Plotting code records
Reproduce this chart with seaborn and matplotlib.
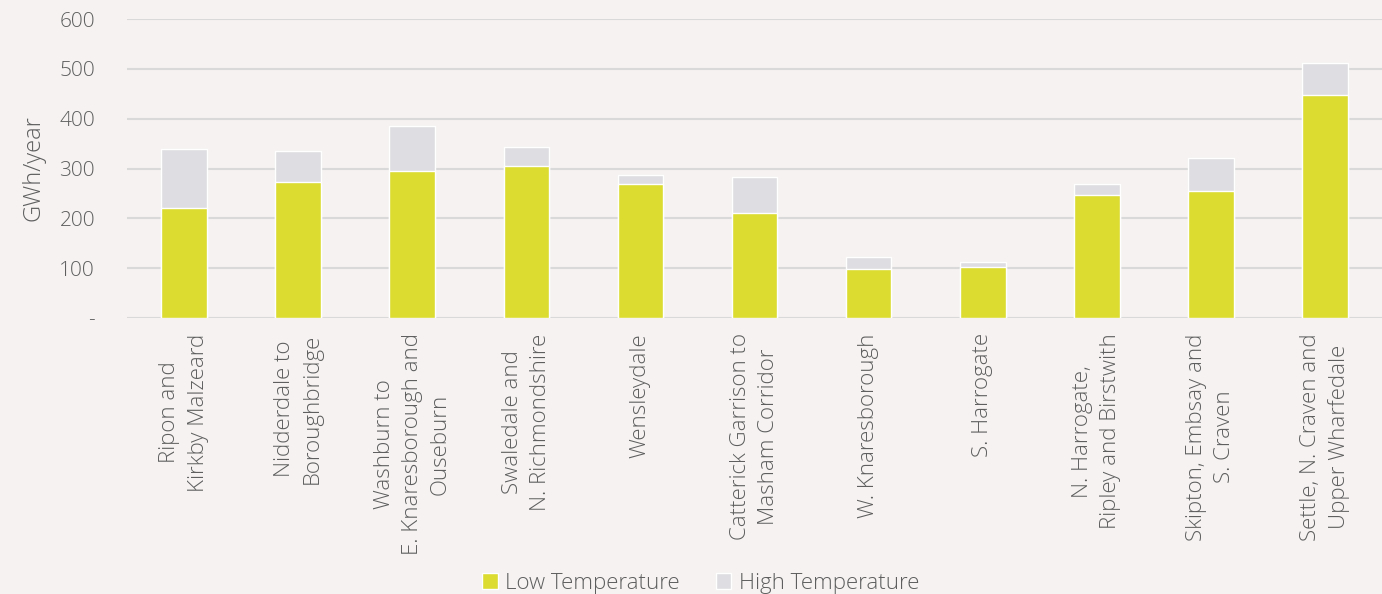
import pandas as pd
import seaborn as sns
import matplotlib.pyplot as plt

# areas along the x axis
areas = [
    "Ripon and\nKirkby Malzeard",
    "Nidderdale to\nBoroughbridge",
    "Washburn to\nE. Knaresborough and\nOuseburn",
    "Swaledale and\nN. Richmondshire",
    "Wensleydale",
    "Catterick Garrison to\nMasham Corridor",
    "W. Knaresborough",
    "S. Harrogate",
    "N. Harrogate,\nRipley and Birstwith",
    "Skipton, Embsay and\nS. Craven",
    "Settle, N. Craven and\nUpper Wharfedale",
]
low_temp = [220, 272, 296, 305, 269, 211, 98, 102, 247, 255, 448]
high_temp = [119, 63, 89, 38, 18, 72, 24, 10, 22, 66, 64]
y_ticks = [0, 100, 200, 300, 400, 500, 600]
y_tick_labels = ["-", "100", "200", "300", "400", "500", "600"]

BG = "#F5F2F1"
LOW_COLOR = "#DCDC30"
HIGH_COLOR = "#DEDDE1"
TEXT_COLOR = "#5E5E5E"

df = pd.DataFrame({"area": areas, "low": low_temp, "high": high_temp})
df["total"] = df["low"] + df["high"]

sns.set_style("white")
plt.rcParams["font.family"] = ["Open Sans", "DejaVu Sans"]
plt.rcParams["font.weight"] = "light"
plt.rcParams["axes.labelweight"] = "light"

fig = plt.figure(figsize=(13.82, 5.94), dpi=100, facecolor=BG)
ax = fig.add_axes([0.0919, 0.4646, 0.9081, 0.5034])
ax.set_facecolor(BG)

sns.barplot(data=df, x="area", y="total", color=HIGH_COLOR, width=0.4,
            saturation=1, ax=ax, label="High Temperature", zorder=3)
sns.barplot(data=df, x="area", y="low", color=LOW_COLOR, width=0.4,
            saturation=1, ax=ax, label="Low Temperature", zorder=3)

ax.set_ylim(0, 600)
ax.set_yticks(y_ticks)
ax.set_yticklabels(y_tick_labels)
ax.set_xlim(-0.5, len(areas) - 0.5)
ax.grid(axis="y", color="#D9D9D9", linewidth=1.5, zorder=0)
ax.set_axisbelow(True)
for s in ax.spines.values():
    s.set_visible(False)

ax.tick_params(axis="y", length=0, pad=23, labelsize=15, labelcolor=TEXT_COLOR)
ax.tick_params(axis="x", length=0, pad=11, labelsize=16, labelcolor=TEXT_COLOR)
for lbl in ax.get_xticklabels():
    lbl.set_rotation(90)
    lbl.set_ha("center")
    lbl.set_va("top")
    lbl.set_multialignment("center")
    lbl.set_linespacing(1.45)

ax.set_xlabel("")
ax.set_ylabel("GWh/year", fontsize=17, color=TEXT_COLOR, labelpad=10,
              fontweight="light")

handles, labels = ax.get_legend_handles_labels()
order = [labels.index("Low Temperature"), labels.index("High Temperature")]
leg = fig.legend([handles[i] for i in order], [labels[i] for i in order],
                 loc="lower center", bbox_to_anchor=(0.507, -0.033), ncol=2,
                 frameon=False, fontsize=16, handlelength=0.7, handleheight=0.7,
                 handletextpad=0.35, columnspacing=1.6, labelcolor=TEXT_COLOR)
if ax.get_legend() is not None:
    ax.get_legend().remove()

fig.savefig("out.png", dpi=100, facecolor=BG)
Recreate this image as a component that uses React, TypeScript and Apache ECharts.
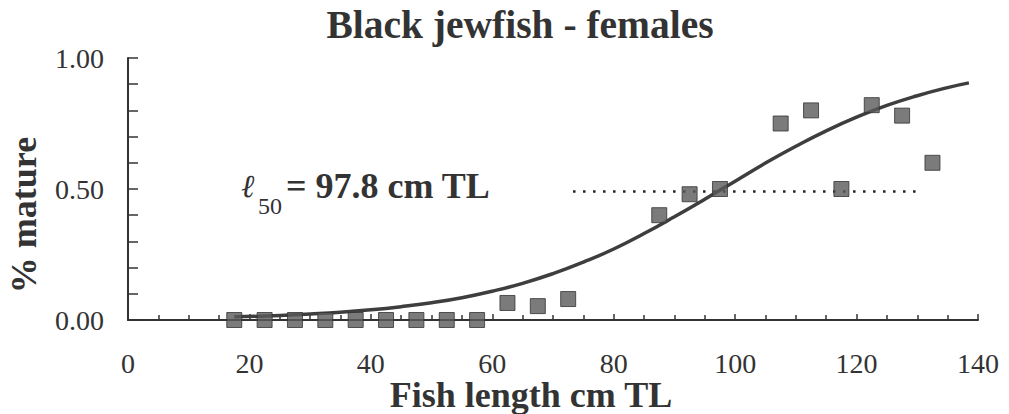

# [Request]
Exclude the pictures and transcribe all of the entries exactly.

# [Response to this task]
Reproduce this chart with seaborn and matplotlib.
import pandas as pd
import seaborn as sns
import matplotlib.pyplot as plt

# areas along the x axis
areas = [
    "Ripon and\nKirkby Malzeard",
    "Nidderdale to\nBoroughbridge",
    "Washburn to\nE. Knaresborough and\nOuseburn",
    "Swaledale and\nN. Richmondshire",
    "Wensleydale",
    "Catterick Garrison to\nMasham Corridor",
    "W. Knaresborough",
    "S. Harrogate",
    "N. Harrogate,\nRipley and Birstwith",
    "Skipton, Embsay and\nS. Craven",
    "Settle, N. Craven and\nUpper Wharfedale",
]
low_temp = [220, 272, 296, 305, 269, 211, 98, 102, 247, 255, 448]
high_temp = [119, 63, 89, 38, 18, 72, 24, 10, 22, 66, 64]
y_ticks = [0, 100, 200, 300, 400, 500, 600]
y_tick_labels = ["-", "100", "200", "300", "400", "500", "600"]

BG = "#F5F2F1"
LOW_COLOR = "#DCDC30"
HIGH_COLOR = "#DEDDE1"
TEXT_COLOR = "#5E5E5E"

df = pd.DataFrame({"area": areas, "low": low_temp, "high": high_temp})
df["total"] = df["low"] + df["high"]

sns.set_style("white")
plt.rcParams["font.family"] = ["Open Sans", "DejaVu Sans"]
plt.rcParams["font.weight"] = "light"
plt.rcParams["axes.labelweight"] = "light"

fig = plt.figure(figsize=(13.82, 5.94), dpi=100, facecolor=BG)
ax = fig.add_axes([0.0919, 0.4646, 0.9081, 0.5034])
ax.set_facecolor(BG)

sns.barplot(data=df, x="area", y="total", color=HIGH_COLOR, width=0.4,
            saturation=1, ax=ax, label="High Temperature", zorder=3)
sns.barplot(data=df, x="area", y="low", color=LOW_COLOR, width=0.4,
            saturation=1, ax=ax, label="Low Temperature", zorder=3)

ax.set_ylim(0, 600)
ax.set_yticks(y_ticks)
ax.set_yticklabels(y_tick_labels)
ax.set_xlim(-0.5, len(areas) - 0.5)
ax.grid(axis="y", color="#D9D9D9", linewidth=1.5, zorder=0)
ax.set_axisbelow(True)
for s in ax.spines.values():
    s.set_visible(False)

ax.tick_params(axis="y", length=0, pad=23, labelsize=15, labelcolor=TEXT_COLOR)
ax.tick_params(axis="x", length=0, pad=11, labelsize=16, labelcolor=TEXT_COLOR)
for lbl in ax.get_xticklabels():
    lbl.set_rotation(90)
    lbl.set_ha("center")
    lbl.set_va("top")
    lbl.set_multialignment("center")
    lbl.set_linespacing(1.45)

ax.set_xlabel("")
ax.set_ylabel("GWh/year", fontsize=17, color=TEXT_COLOR, labelpad=10,
              fontweight="light")

handles, labels = ax.get_legend_handles_labels()
order = [labels.index("Low Temperature"), labels.index("High Temperature")]
leg = fig.legend([handles[i] for i in order], [labels[i] for i in order],
                 loc="lower center", bbox_to_anchor=(0.507, -0.033), ncol=2,
                 frameon=False, fontsize=16, handlelength=0.7, handleheight=0.7,
                 handletextpad=0.35, columnspacing=1.6, labelcolor=TEXT_COLOR)
if ax.get_legend() is not None:
    ax.get_legend().remove()

fig.savefig("out.png", dpi=100, facecolor=BG)
Recreate this image as a component that uses React, TypeScript and Apache ECharts.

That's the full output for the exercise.